Evanescent waves propagation along a periodically corrugated surface and their amplification by relativistic electron beam (quasi-optical theory)

Abstract

By using a quasi-optical approach, we study propagation of evanescent waves along a periodically corrugated surface and their excitation by relativistic electron beams. Under assumption of a shallow (in the scale of period) corrugation, the dispersion equation for normal waves is derived and two particular cases are studied. In the first case, the wave frequency is far from the Bragg resonance; therefore, the evanescent wave propagation can be described by using the impedance approximation with deceleration of the zeroth spatial harmonic. The second case takes place at the frequencies close to the Bragg resonance. There, the field can be represented as two counter-propagating quasi-optical wave beams, which are coupled on the corrugated surface and form an evanescent normal wave.
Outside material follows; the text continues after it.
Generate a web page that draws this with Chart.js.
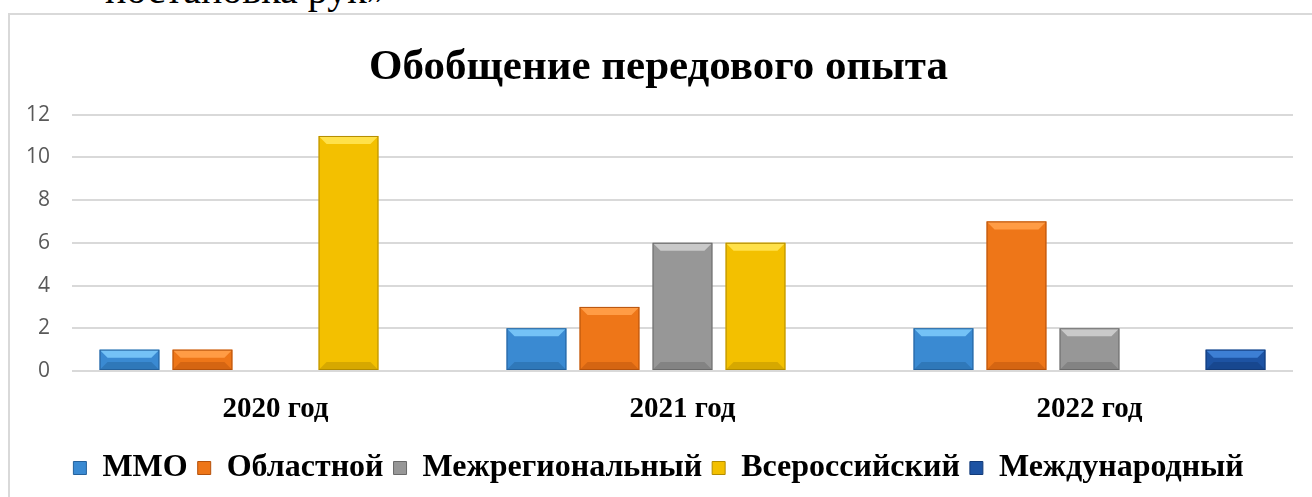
<!DOCTYPE html>
<html>
<head>
<meta charset="utf-8">
<script src="https://cdn.jsdelivr.net/npm/chart.js@4.4.1/dist/chart.umd.min.js"></script>
<style>
  html, body { margin: 0; padding: 0; background: #fff; overflow: hidden; }
  body { width: 1312px; height: 497px; position: relative; }
  .topText {
    position: absolute; left: 105px; top: -34px;
    font-family: "Liberation Serif", serif; font-size: 40px; color: #000;
    white-space: nowrap;
  }
  .frame {
    position: absolute; left: 8px; top: 13px; width: 1310px; height: 490px;
    border-left: 2px solid #d9d9d9; border-top: 2px solid #d9d9d9;
  }
  .chart { position: absolute; left: 10px; top: 15px; width: 1302px; height: 482px; }
</style>
</head>
<body>
<div class="topText">постановка рук»</div>
<div class="frame"></div>
<div class="chart"><canvas id="myChart"></canvas></div>
<script>
let years = ['2020 год', '2021 год', '2022 год'];
let seriesNames = ['ММО', 'Областной', 'Межрегиональный', 'Всероссийский', 'Международный'];
let mmo = [1, 2, 2];
let oblast = [1, 3, 7];
let mezhreg = [0, 6, 2];
let vseross = [11, 6, 0];
let mezhdunar = [0, 0, 1];
let yTicks = [0, 2, 4, 6, 8, 10, 12];

let baseColors = ['#3a8ad2', '#ee7618', '#979797', '#f3c000', '#1d53a3'];
let lightColors = ['#74c2f6', '#ff9c45', '#c9c9c9', '#ffe14a', '#3d7fd4'];
let darkColors = ['#24619c', '#b5520c', '#6a6a6a', '#b38c00', '#123a78'];

// bevel look like in the office chart
const bevelPlugin = {
  id: 'bevel',
  afterDatasetsDraw(chart) {
    let ctx = chart.ctx;
    chart.data.datasets.forEach((ds, i) => {
      let meta = chart.getDatasetMeta(i);
      meta.data.forEach((bar, j) => {
        if (!ds.data[j]) return;
        let left = bar.x - bar.width / 2;
        let right = bar.x + bar.width / 2;
        let top = bar.y;
        let bottom = bar.base;
        let b = Math.min(8, (bottom - top) / 2);
        ctx.save();
        ctx.fillStyle = lightColors[i];
        ctx.beginPath();
        ctx.moveTo(left, top); ctx.lineTo(right, top);
        ctx.lineTo(right - b, top + b); ctx.lineTo(left + b, top + b);
        ctx.closePath(); ctx.fill();
        ctx.fillStyle = darkColors[i];
        ctx.globalAlpha = 0.45;
        ctx.beginPath();
        ctx.moveTo(left, bottom); ctx.lineTo(right, bottom);
        ctx.lineTo(right - b, bottom - b); ctx.lineTo(left + b, bottom - b);
        ctx.closePath(); ctx.fill();
        ctx.globalAlpha = 1;
        ctx.strokeStyle = darkColors[i];
        ctx.lineWidth = 1;
        ctx.strokeRect(left + 0.5, top + 0.5, right - left - 1, bottom - top - 1);
        ctx.restore();
      });
    });
  }
};

let allValues = [mmo, oblast, mezhreg, vseross, mezhdunar];
let datasets = seriesNames.map((name, i) => ({
  label: name,
  data: allValues[i],
  backgroundColor: baseColors[i],
  borderWidth: 0,
  categoryPercentage: 0.897,
  barPercentage: 0.82
}));

new Chart('myChart', {
  type: 'bar',
  data: { labels: years, datasets: datasets },
  plugins: [bevelPlugin],
  options: {
    responsive: true,
    maintainAspectRatio: false,
    animation: false,
    layout: { padding: { left: 14, right: 19, top: 0, bottom: 3 } },
    plugins: {
      title: {
        display: true,
        text: 'Обобщение передового опыта',
        color: '#000',
        font: { family: 'Liberation Serif', size: 43, weight: 'bold' },
        padding: { top: 27, bottom: 21 }
      },
      legend: {
        position: 'bottom',
        labels: {
          color: '#000',
          boxWidth: 13,
          boxHeight: 13,
          padding: 10,
          font: { family: 'Liberation Serif', size: 32, weight: 'bold' },
          generateLabels: (chart) => seriesNames.map((name, i) => ({
            text: name,
            fillStyle: baseColors[i],
            strokeStyle: darkColors[i],
            lineWidth: 1,
            datasetIndex: i
          }))
        }
      },
      tooltip: { enabled: false }
    },
    scales: {
      x: {
        grid: { display: false, drawTicks: false },
        border: { display: false },
        ticks: {
          color: '#000',
          padding: 21,
          font: { family: 'Liberation Serif', size: 29, weight: 'bold' }
        },
        afterFit: (scale) => { scale.height = 71; }
      },
      y: {
        min: 0,
        max: 12,
        afterBuildTicks: (scale) => { scale.ticks = yTicks.map(v => ({ value: v })); },
        grid: { color: '#d9d9d9', lineWidth: 2, drawTicks: false },
        border: { display: false },
        ticks: {
          color: '#595959',
          padding: 22,
          font: { family: 'Open Sans', size: 21 }
        },
        afterFit: (scale) => { scale.width = 48; }
      }
    }
  }
});
</script>
</body>
</html>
With regard to the interaction with an electron beam, the first case corresponds to the convective instability that can be used for amplification of radiation, while the second case corresponds to the absolute instability used in surface-wave oscillators. This paper is focused on studying main features of amplifier schemes, such as the increments, electron efficiency, and formation of a self-consistent spatial structure of the radiated field. For practical applications, the feasibility of realization of relativistic surface-wave amplifiers in the submillimeter wavelength range is estimated.